Ofcom is auctioning off a slice of the mmWave airwaves that could fix slow 5G connections around busy cities and landmarks.
In just a couple of weeks, on 16-17 of September 2025, the UK’s telecoms regulator will open the bidding on a huge chunk of ‘mmWave’ spectrum. You could think of it as opening a multi-lane motorway for mobile data that is designed to handle the traffic jams we all experience in crowded places.
Ofcom itself has said it’s “the most we’ve ever released in an auction,” a massive 5.4 GHz of spectrum across the 26 GHz and 40 GHz bands. It’s designed to realise the full potential of 5G and boost speeds and capacity where we need them most.
Fixing slow and unreliable 5G connections across Europe
This isn’t just notable for the UK. According to Luke Kehoe, an industry analyst at the network intelligence firm Ookla, the 5G auction “signals an early rekindling of mmWave interest in Europe amid a trough of disillusionment.”
Kehoe notes that Ofcom’s approach is quite clever. Instead of selling off licences for individual towns, a single licence will cover all 68 of the UK’s most data-hungry cities and transport hubs. This, he says, “should make it easier for national neutral host and multi-venue operators to spread deployments across multiple sites,” hopefully speeding up the rollout.
But let’s manage our expectations. This technology isn’t for blanketing the entire countryside. Kehoe points out that even in countries that are ahead of us, its use “remains hyper-local, with MNOs lighting specific venues and pilots on a site-by-site basis.”

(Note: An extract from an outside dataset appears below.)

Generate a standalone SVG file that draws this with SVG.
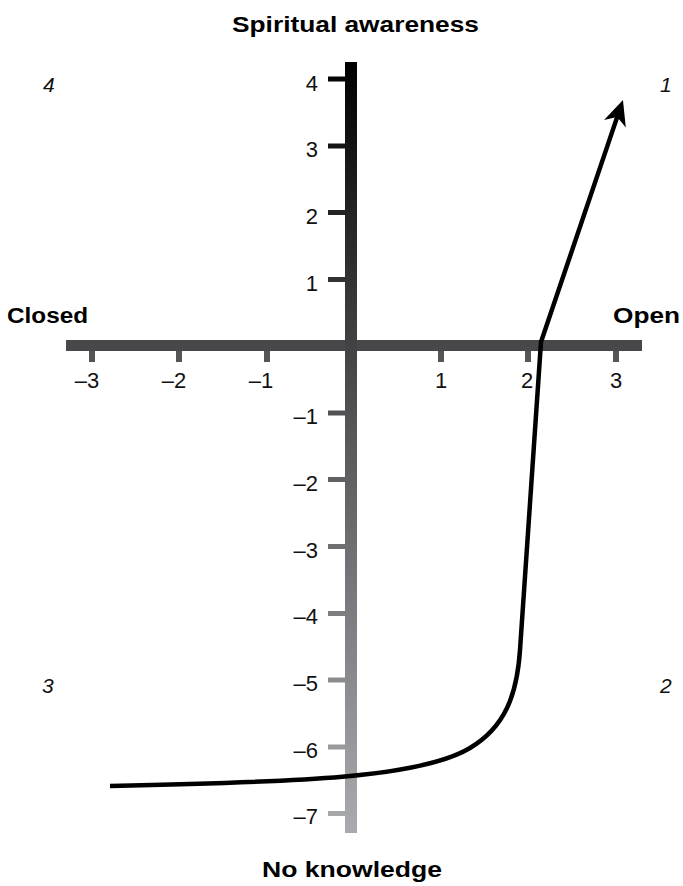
<svg xmlns="http://www.w3.org/2000/svg" width="683" height="886" viewBox="0 0 683 886">
<style>
.lbl{font-family:"Liberation Sans",Arial,sans-serif;font-weight:bold;font-size:22px;fill:#000}
.num{font-family:"Liberation Sans",Arial,sans-serif;font-size:22px;fill:#111}
.q{font-family:"Liberation Sans",Arial,sans-serif;font-style:italic;font-size:21px;fill:#111}
.ht{fill:#555558}
.vt{fill:url(#vg)}
.curve{fill:none;stroke:#000;stroke-width:4.5;stroke-linejoin:round;marker-end:url(#ah)}
</style>
<defs>
<linearGradient id="vg" gradientUnits="userSpaceOnUse" x1="0" y1="62" x2="0" y2="833">
<stop offset="0" stop-color="#000000"/>
<stop offset="0.5" stop-color="#5a5a5d"/>
<stop offset="1" stop-color="#aaabaf"/>
</linearGradient>
<marker id="ah" markerUnits="userSpaceOnUse" orient="auto" refX="0" refY="0" markerWidth="40" markerHeight="40" viewBox="-20 -20 40 40" overflow="visible">
<path d="M12,0 L-13,-11.5 L-6,0 L-13,11.5 Z" fill="#000"/>
</marker>
</defs>
<rect width="683" height="886" fill="#fff"/>
<g id="axes">
<g id="h-axis">
<rect x="66" y="340" width="576" height="11" fill="#48484a"/>
<rect class="ht" x="89" y="351" width="6" height="11"/>
<rect class="ht" x="176" y="351" width="6" height="11"/>
<rect class="ht" x="264" y="351" width="6" height="11"/>
<rect class="ht" x="438" y="351" width="6" height="11"/>
<rect class="ht" x="525" y="351" width="6" height="11"/>
<rect class="ht" x="613" y="351" width="6" height="11"/>
<text class="num" x="87" y="388" text-anchor="middle">–3</text>
<text class="num" x="174" y="388" text-anchor="middle">–2</text>
<text class="num" x="261" y="388" text-anchor="middle">–1</text>
<text class="num" x="441" y="388" text-anchor="middle">1</text>
<text class="num" x="527" y="388" text-anchor="middle">2</text>
<text class="num" x="616" y="388" text-anchor="middle">3</text>
</g>
<g id="v-axis">
<rect x="345" y="62" width="12" height="771" fill="url(#vg)"/>
<rect class="vt" x="328" y="76.5" width="17" height="5"/>
<rect class="vt" x="328" y="143.5" width="17" height="5"/>
<rect class="vt" x="328" y="210" width="17" height="5"/>
<rect class="vt" x="328" y="277" width="17" height="5"/>
<rect class="vt" x="328" y="410.5" width="17" height="5"/>
<rect class="vt" x="328" y="477" width="17" height="5"/>
<rect class="vt" x="328" y="544" width="17" height="5"/>
<rect class="vt" x="328" y="611" width="17" height="5"/>
<rect class="vt" x="328" y="677.5" width="17" height="5"/>
<rect class="vt" x="328" y="744.5" width="17" height="5"/>
<rect class="vt" x="328" y="811" width="17" height="5"/>
<text class="num" x="318" y="91" text-anchor="end">4</text>
<text class="num" x="318" y="157" text-anchor="end">3</text>
<text class="num" x="318" y="224" text-anchor="end">2</text>
<text class="num" x="318" y="291" text-anchor="end">1</text>
<text class="num" x="318" y="424" text-anchor="end">–1</text>
<text class="num" x="318" y="491" text-anchor="end">–2</text>
<text class="num" x="318" y="558" text-anchor="end">–3</text>
<text class="num" x="318" y="624" text-anchor="end">–4</text>
<text class="num" x="318" y="691" text-anchor="end">–5</text>
<text class="num" x="318" y="758" text-anchor="end">–6</text>
<text class="num" x="318" y="824" text-anchor="end">–7</text>
</g>
</g>
<g id="labels">
<text id="top-label" class="lbl" x="232" y="32" textLength="247" lengthAdjust="spacingAndGlyphs">Spiritual awareness</text>
<text id="bottom-label" class="lbl" x="262" y="877" textLength="180" lengthAdjust="spacingAndGlyphs">No knowledge</text>
<text id="left-label" class="lbl" x="7" y="323" textLength="81" lengthAdjust="spacingAndGlyphs">Closed</text>
<text id="right-label" class="lbl" x="613" y="323" textLength="67" lengthAdjust="spacingAndGlyphs">Open</text>
</g>
<g id="quadrants">
<text class="q" x="43" y="92">4</text>
<text class="q" x="660" y="92">1</text>
<text class="q" x="42" y="693">3</text>
<text class="q" x="660" y="693">2</text>
</g>
<g id="connectors">
<path class="curve" d="M110,786 C300,782 420,778 470,748 C505,727 517,695 520,650 L541,342 L619.1,111.4"/>
</g>
</svg>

In other words, think of it as a solution for specific problem spots – delivering multi-gigabit speeds at a football stadium, packed shopping mall, or a busy airport terminal – rather than a nationwide upgrade.
The catch after the mmWave 5G auction? Your phone probably isn’t ready
There is, however, a big roadblock to clear before you’ll no longer be struggling with a slow 5G connection and can stream 8K video in the middle of a festival crowd.
“The device mix in Europe remains the key bottleneck,” Kehoe warns. “Europe-sold iPhones lack mmWave, and most Android SKUs omit mmWave.”
Essentially, the new motorway is being built, but very few cars have the engine required to drive on it just yet. Kehoe predicts this will push “early usage toward CPE/enterprise devices (with Wi-Fi/ethernet distribution) and managed fleets.”
With this auction, Ofcom is getting the infrastructure in place, so that when our devices do catch up, the mmWave 5G networks will be ready for them. We’ll be keeping a close eye on who bids later this month to see who will be helping to put the UK’s slow 5G connections in the rear-view mirror.